Day 15 – A Song That Describes You
The Boy Done Good – Billy Bragg
Apologies before I start, a rather serious post to go with this one!
Video is a solo version, the band version is better but can’t find it on YouTube.
This has been the most difficult song to choose so far, which is the main reason why I am a day late posting it. The main problem is that I have been taking this whole thing quite seriously and giving a fair bit of thought to most of my selections (not surprising as I take most things quite seriously, especially music, and tend to be a bit all or nothing). This one caused me a problem, as I am very self-critical and tend not to value myself very highly. Having struggled hard to battle depression, anxiety and related things for years, part of me still defines myself by that, even though I am well along the road to recovery. My first shortlist contained several songs about dealing with this kind of issue. When I was discussing my choices with Sally-Jayne, she pointed out to me that I was selling myself short to define myself that way, and my choices should focus on the current, positive side not the negative past. It really gave me a wake up call, and I did a lot of thinking about what she said, as it applies generally to how I think about myself, not just these song choices, which are not really so important in the grand scheme of things. Realising she was right (she usually is about this kind of thing), I set about finding songs that reflected the fact. Surprisingly, there turned out to be quite a few, but this was my final choice.

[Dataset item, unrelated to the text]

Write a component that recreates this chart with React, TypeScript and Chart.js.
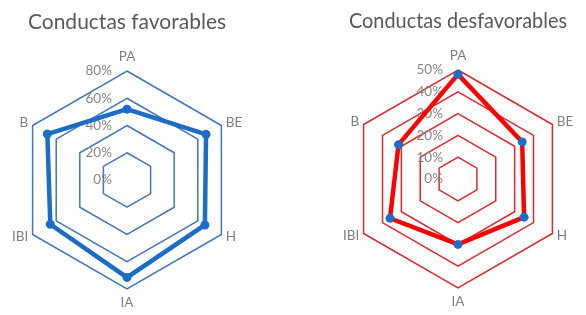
import React, { useEffect, useRef } from "react";
import { Chart, registerables } from "chart.js";

Chart.register(...registerables);

const categories = ["PA", "BE", "H", "IA", "IBI", "B"];
const favorables = [52, 67, 66, 71.5, 65, 67.5];
const desfavorables = [48, 34, 35, 30, 36, 31.5];
const favTicks = [0, 20, 40, 60, 80];
const desfTicks = [0, 10, 20, 30, 40, 50];
const favTitle = "Conductas favorables";
const desfTitle = "Conductas desfavorables";

const FONT = "Lato, 'Open Sans', sans-serif";

const labelsPlugin = {
  id: "excelLabels",
  beforeDatasetsDraw(chart: any) {
    const r = chart.scales.r;
    const ctx = chart.ctx;
    const ticks: number[] = chart.options.plugins.excelLabels.ticks;
    ctx.save();
    ctx.font = `13.5px ${FONT}`;
    ctx.fillStyle = "#868686";
    ctx.textAlign = "right";
    ctx.textBaseline = "middle";
    ticks.forEach((v) => {
      const d = r.getDistanceFromCenterForValue(v);
      ctx.fillText(v + "%", r.xCenter - 15, r.yCenter - d);
    });
    ctx.restore();
  },
  afterDraw(chart: any) {
    const r = chart.scales.r;
    const ctx = chart.ctx;
    const labels: string[] = chart.data.labels;
    ctx.save();
    ctx.font = `13.5px ${FONT}`;
    ctx.fillStyle = "#7f7f7f";
    ctx.textBaseline = "middle";
    labels.forEach((lab, i) => {
      const n = labels.length;
      if (i === 0 || i === n / 2) {
        const p = r.getPointPosition(i, r.drawingArea + 14);
        ctx.textAlign = "center";
        ctx.fillText(lab, p.x, p.y);
      } else {
        const p = r.getPointPosition(i, r.drawingArea + 5);
        ctx.textAlign = p.x > r.xCenter ? "left" : "right";
        ctx.fillText(lab, p.x, p.y);
      }
    });
    ctx.restore();
  },
};

type Props = {
  title: string;
  values: number[];
  ticks: number[];
  lineColor: string;
  pointColor: string;
  gridColor: string;
  pad: { left: number; right: number; top: number; bottom: number };
};

function RadarPanel({ title, values, ticks, lineColor, pointColor, gridColor, pad }: Props) {
  const ref = useRef<HTMLCanvasElement>(null);
  useEffect(() => {
    if (!ref.current) return;
    const max = ticks[ticks.length - 1];
    const step = ticks[1] - ticks[0];
    const chart = new Chart(ref.current, {
      type: "radar",
      data: {
        labels: categories,
        datasets: [
          {
            data: values,
            borderColor: lineColor,
            backgroundColor: pointColor,
            borderWidth: 4.5,
            pointRadius: 4.5,
            pointBackgroundColor: pointColor,
            pointBorderWidth: 0,
            fill: false,
          },
        ],
      },
      options: {
        responsive: false,
        animation: false,
        layout: { padding: pad },
        scales: {
          r: {
            min: 0,
            max,
            ticks: { stepSize: step, display: false },
            pointLabels: { display: false },
            angleLines: { display: false },
            grid: { color: gridColor, lineWidth: 1.5 },
          },
        },
        plugins: {
          legend: { display: false },
          tooltip: { enabled: false },
          title: {
            display: true,
            text: title,
            color: "#595959",
            font: { family: FONT, size: 21, weight: "normal", lineHeight: "24px" },
            padding: { top: 6, bottom: 37 },
          },
          excelLabels: { ticks },
        } as any,
      },
      plugins: [labelsPlugin],
    } as any);
    return () => chart.destroy();
  }, []);
  return <canvas ref={ref} width={293} height={315} style={{ display: "block" }} />;
}

export default function App() {
  return (
    <div
      style={{
        position: "absolute",
        left: 0,
        top: 0,
        width: 586,
        height: 315,
        display: "flex",
        background: "#ffffff",
      }}
    >
      <RadarPanel
        title={favTitle}
        values={favorables}
        ticks={favTicks}
        lineColor="#1c6dc6"
        pointColor="#1c6dc6"
        gridColor="#3f77c0"
        pad={{ left: 18, right: 57, top: 4, bottom: 26 }}
      />
      <RadarPanel
        title={desfTitle}
        values={desfavorables}
        ticks={desfTicks}
        lineColor="#ff0000"
        pointColor="#1f6fc6"
        gridColor="#e8272c"
        pad={{ left: 56, right: 19, top: 3, bottom: 27 }}
      />
    </div>
  );
}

So why does it describe me? Firstly, it uses football imagery as a metaphor for life and, let’s be honest chaps, most men have done that at some stage with their chosen sport. Or is it just me and Billy Bragg? Whatever… Secondly, it talks about leaving behind feeling like a loser. That is very much how I feel – but as in the song it has been with help, love and support from other people as well as my own efforts. Thirdly, the lyrics are clever and funny, like many of Billy’g songs, and one thing that I have never done is lose my sense of humour, no matter what has been going on in my life. Even when talking about quite dark emotions, I find myself trying to inject some humour when I can. And, on top of all that, it is a great tune with one of my favourite choruses.
So, our 30 Songs took me on an unexpected journey over the past couple of days. I expected a thorough exploration of my music collection when I started it, not such an exploration of my psyche, but it actually did me a lot of good. I discovered that, even though I don’t always think so, when all said and done, the boy has, indeed, done pretty good.